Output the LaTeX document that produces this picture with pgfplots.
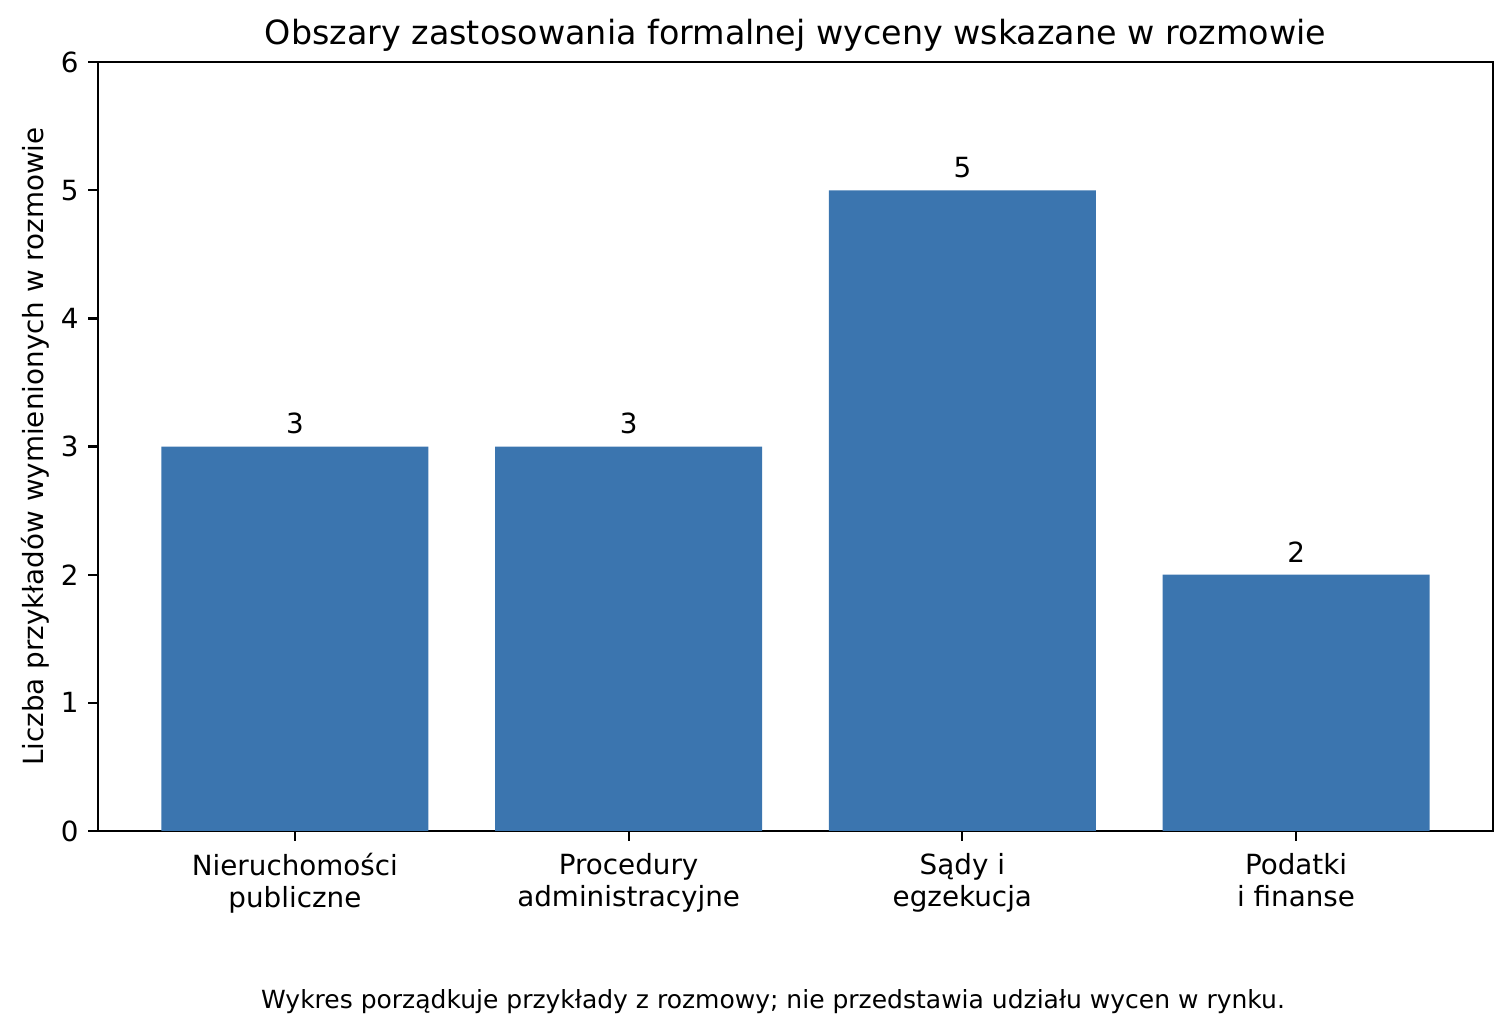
\documentclass[border=0pt]{standalone}
\usepackage{fontspec}
\setmainfont{DejaVu Sans}
\usepackage{pgfplots}
\pgfplotsset{compat=1.18}
\definecolor{barblue}{RGB}{59,117,175}

\begin{document}
\begin{tikzpicture}
  % fix the page to the reference proportions (1 px = 0.36 pt)
  \path[use as bounding box] (-35.28pt,-72.72pt) rectangle (509.04pt,299.16pt);
  \begin{axis}[
      at={(0,0)}, anchor=south west,
      scale only axis,
      width=502.2pt, height=276.8pt,
      xmin=-0.59, xmax=3.59,
      ymin=0, ymax=6,
      ytick={0,1,2,3,4,5,6},
      xtick={0,1,2,3},
      xticklabels={{Nieruchomości\\publiczne},{Procedury\\administracyjne},{Sądy i\\egzekucja},{Podatki\\i finanse}},
      xticklabel style={align=center, yshift=-1pt, font=\fontsize{10}{11.6}\selectfont},
      yticklabel style={font=\fontsize{10}{12}\selectfont},
      /pgf/number format/assume math mode=true,
      tick align=outside,
      xtick pos=bottom, ytick pos=left,
      major tick length=3.5pt,
      every tick/.style={black, line width=0.8pt},
      axis line style={line width=0.8pt},
      ylabel={Liczba przykładów wymienionych w rozmowie},
      every axis y label/.style={at={(axis description cs:-0.0452,0.5)}, rotate=90, anchor=center, font=\fontsize{10}{12}\selectfont},
      title={Obszary zastosowania formalnej wyceny wskazane w rozmowie},
      every axis title/.style={at={(axis description cs:0.5,1)}, anchor=center, yshift=9.7pt, font=\fontsize{12}{14}\selectfont},
      ybar, bar width=0.8,
      nodes near coords,
      every node near coord/.style={anchor=south, inner sep=0pt, yshift=4.2pt, black, font=\fontsize{10}{12}\selectfont},
    ]
    \addplot[fill=barblue, draw=none] coordinates {(0,3) (1,3) (2,5) (3,2)};
  \end{axis}
  \node[font=\fontsize{9}{10.8}\selectfont] at (243pt,-61.5pt) {Wykres porządkuje przykłady z rozmowy; nie przedstawia udziału wycen w rynku.};
\end{tikzpicture}
\end{document}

* Task requirements *
Skipping the pictures, transcribe each line above exactly as it appears.

* Answer to the problem *
Output the LaTeX document that produces this picture with pgfplots.
\documentclass[border=0pt]{standalone}
\usepackage{fontspec}
\setmainfont{DejaVu Sans}
\usepackage{pgfplots}
\pgfplotsset{compat=1.18}
\definecolor{barblue}{RGB}{59,117,175}

\begin{document}
\begin{tikzpicture}
  % fix the page to the reference proportions (1 px = 0.36 pt)
  \path[use as bounding box] (-35.28pt,-72.72pt) rectangle (509.04pt,299.16pt);
  \begin{axis}[
      at={(0,0)}, anchor=south west,
      scale only axis,
      width=502.2pt, height=276.8pt,
      xmin=-0.59, xmax=3.59,
      ymin=0, ymax=6,
      ytick={0,1,2,3,4,5,6},
      xtick={0,1,2,3},
      xticklabels={{Nieruchomości\\publiczne},{Procedury\\administracyjne},{Sądy i\\egzekucja},{Podatki\\i finanse}},
      xticklabel style={align=center, yshift=-1pt, font=\fontsize{10}{11.6}\selectfont},
      yticklabel style={font=\fontsize{10}{12}\selectfont},
      /pgf/number format/assume math mode=true,
      tick align=outside,
      xtick pos=bottom, ytick pos=left,
      major tick length=3.5pt,
      every tick/.style={black, line width=0.8pt},
      axis line style={line width=0.8pt},
      ylabel={Liczba przykładów wymienionych w rozmowie},
      every axis y label/.style={at={(axis description cs:-0.0452,0.5)}, rotate=90, anchor=center, font=\fontsize{10}{12}\selectfont},
      title={Obszary zastosowania formalnej wyceny wskazane w rozmowie},
      every axis title/.style={at={(axis description cs:0.5,1)}, anchor=center, yshift=9.7pt, font=\fontsize{12}{14}\selectfont},
      ybar, bar width=0.8,
      nodes near coords,
      every node near coord/.style={anchor=south, inner sep=0pt, yshift=4.2pt, black, font=\fontsize{10}{12}\selectfont},
    ]
    \addplot[fill=barblue, draw=none] coordinates {(0,3) (1,3) (2,5) (3,2)};
  \end{axis}
  \node[font=\fontsize{9}{10.8}\selectfont] at (243pt,-61.5pt) {Wykres porządkuje przykłady z rozmowy; nie przedstawia udziału wycen w rynku.};
\end{tikzpicture}
\end{document}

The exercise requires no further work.